Александр I, игравший первую роль при триумфальном вступлении союзников в Париж, по низвержении Наполеона стремился к гегемонии над Европой. Он заставил отложить открытие конгресса сначала до 1 сентября, а затем до 1 октября. Русский император хотел тем временем повидаться с английским королем, посоветоваться с королем прусским и, одним словом, устроить все дела сообразно своим намерениям. В своих манифестах союзники провозглашали великие принципы: неотъемлемые права, восстановление законного правительства, охрана публичного права, независимость народов. Они противопоставляли эти принципы «правонарушениям», «насилиям», «позорному игу» Французской республики и Империи. Но с разрушением этой Империи принципы сделали свое дело. Никто из четырех ни в коей мере не собирался из-за пустых фраз поступиться своими собственными интересами. «Легитимистский принцип, — писал посланник Александра в Париже, Поццо ди Борго, — был далеко не единственным и уже наверное не главным мотивом, побудившим европейских государей добиваться реставрации». Другими мотивами были соображения собственной выгоды, и эти мотивы союзников нашли свое выражение в частных трактатах, положенных в основу коалиции 1813 года. Теперь надлежало согласовать эти обязательства между собой, и союзники рассчитывали достигнуть цели, опираясь на «право завоевания», являвшееся с их точки зрения самым неотъемлемым правом.
Пруссия и Россия. Первым по времени из этих трактатов, представлявшим вместе с тем наибольшие трудности для выполнения и больше всего поглотившим внимание конгресса, был Калишский трактат, заключенный 28 февраля 1813 года между Россией и Пруссией. Александр обязался «не слагать оружия до тех пор, пока Пруссия в статистическом, географическом и финансовом отношениях не будет восстановлена в пределах, соответствующих тем, какие существовали до указанного периода (1806)». Обязательство это было подтверждено 14 июня в Рейхенбахе Англией и 9 сентября 1813 года в Теплице Австрией. Трактаты не содержали никаких определенных территориальных указаний, так как в этом существенном пункте между пруссаками и русскими существовало разногласие. Пруссаки требовали полного восстановления своих территориальных границ, существовавших до 1806 года, т. е. возвращения им большей части бывшего великого герцогства Варшавского. Русские дипломаты не соглашались на это, так как эти области входили в ту долю из наполеоновского наследства, которую Александр намеревался взять себе.
Александр держал великое герцогство в своих руках, но его планы этим не ограничивались.

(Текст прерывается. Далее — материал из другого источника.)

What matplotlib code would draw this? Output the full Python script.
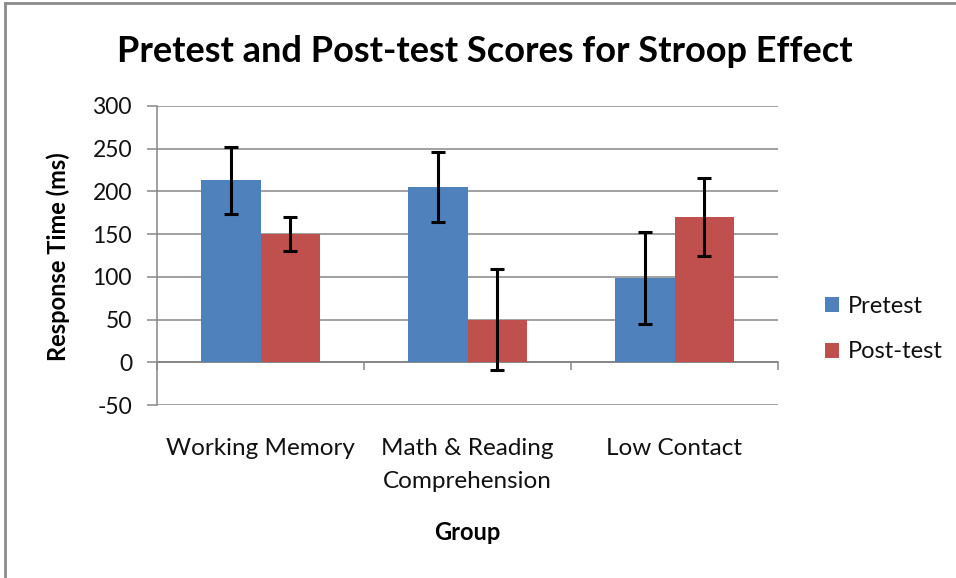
import matplotlib
matplotlib.use("Agg")
import matplotlib.pyplot as plt
import numpy as np

plt.rcParams['font.family'] = ['Lato', 'DejaVu Sans']

categories = ["Working Memory", "Math & Reading\nComprehension", "Low Contact"]
series_names = ["Pretest", "Post-test"]
pretest = [213, 205, 99]
pretest_err = [39, 41, 54]
posttest = [150, 50, 170]
posttest_err = [20, 59, 46]
yticks = [-50, 0, 50, 100, 150, 200, 250, 300]

colors = ["#4F81BD", "#C0504D"]
grid_c = "#878787"

fig = plt.figure(figsize=(9.56, 5.78), dpi=100)
ax = fig.add_axes([157/956, 1-405/578, (778-157)/956, (405-106)/578])

x = np.arange(len(categories))
w = 1/3.5
ax.bar(x - w/2, pretest, w, color=colors[0], label=series_names[0], zorder=2)
ax.bar(x + w/2, posttest, w, color=colors[1], label=series_names[1], zorder=2)
ekw = dict(fmt='none', ecolor='black', elinewidth=2.2, capsize=5, capthick=2.2, zorder=3)
ax.errorbar(x - w/2, pretest, yerr=pretest_err, **ekw)
ax.errorbar(x + w/2, posttest, yerr=posttest_err, **ekw)

ax.set_xlim(-0.5, len(categories)-0.5)
ax.set_ylim(yticks[0], yticks[-1])
ax.set_yticks(yticks)
ax.set_yticklabels([str(v) for v in yticks])
ax.yaxis.grid(True, color=grid_c, linewidth=1.1, zorder=0)
ax.set_axisbelow(True)
ax.axhline(0, color=grid_c, linewidth=1.1, zorder=1)

for s in ['top', 'right', 'bottom']:
    ax.spines[s].set_visible(False)
ax.spines['left'].set_color(grid_c)
ax.spines['left'].set_linewidth(1.1)
ax.tick_params(axis='y', direction='out', length=7, color=grid_c, width=1.1,
               labelsize=16.5, pad=11, labelcolor='#111111')

ax.set_xticks(x)
ax.set_xticklabels(categories, linespacing=1.67)
ax.tick_params(axis='x', length=0, labelsize=17.5, pad=24, labelcolor='#111111')

sec = ax.secondary_xaxis(50/350)
sec.set_xticks(np.arange(len(categories)+1) - 0.5)
sec.set_xticklabels([])
sec.tick_params(direction='out', length=6, color=grid_c, width=1.1)
sec.spines['bottom'].set_color(grid_c)
sec.spines['bottom'].set_linewidth(1.1)

fig.text(485/956, 1-51/578, "Pretest and Post-test Scores for Stroop Effect",
         ha='center', va='center', fontsize=26, fontweight='bold')
fig.text(58/956, 1-257/578, "Response Time (ms)", rotation=90, ha='center', va='center',
         fontsize=17, fontweight='bold')
fig.text(467/956, 1-533/578, "Group", ha='center', va='center', fontsize=17, fontweight='bold')

leg = fig.legend(loc='center left', bbox_to_anchor=(804/956, 1-329/578), frameon=False,
                 fontsize=17, handlelength=0.6, handleheight=0.6, handletextpad=0.35,
                 labelspacing=1.05)
for t in leg.get_texts():
    t.set_color('#111111')

# outer frame (left and top edges visible)
fig.add_artist(plt.Line2D([5/956, 5/956], [0, 1-3/578], transform=fig.transFigure,
                          color="#8c8c8c", linewidth=2))
fig.add_artist(plt.Line2D([5/956, 1], [1-3/578, 1-3/578], transform=fig.transFigure,
                          color="#8c8c8c", linewidth=2))

fig.savefig("out.png", dpi=100)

Возвращаясь к великодушным и в то же время честолюбивым воззрениям своей юности, он мечтал путем обмена германских и итальянских областей приобрести польские провинции, захваченные Австрией в 1772 и 1795 годах и Пруссией в 1793 и 1795 годах, и сделаться королем этой восстановленной Польши, связанной личной унией с Российской империей. Осуществление этих замыслов раздвинуло бы границы Российской державы до границ старой Германии. Пруссаки взирали на этот план со страхом, австрийцы — с завистью. Австрийцы требовали себе обратно польские области, уступленные ими Наполеону в 1809 году и вошедшие в состав великого герцогства; у них не было никакого желания отдать Галицию во власть России.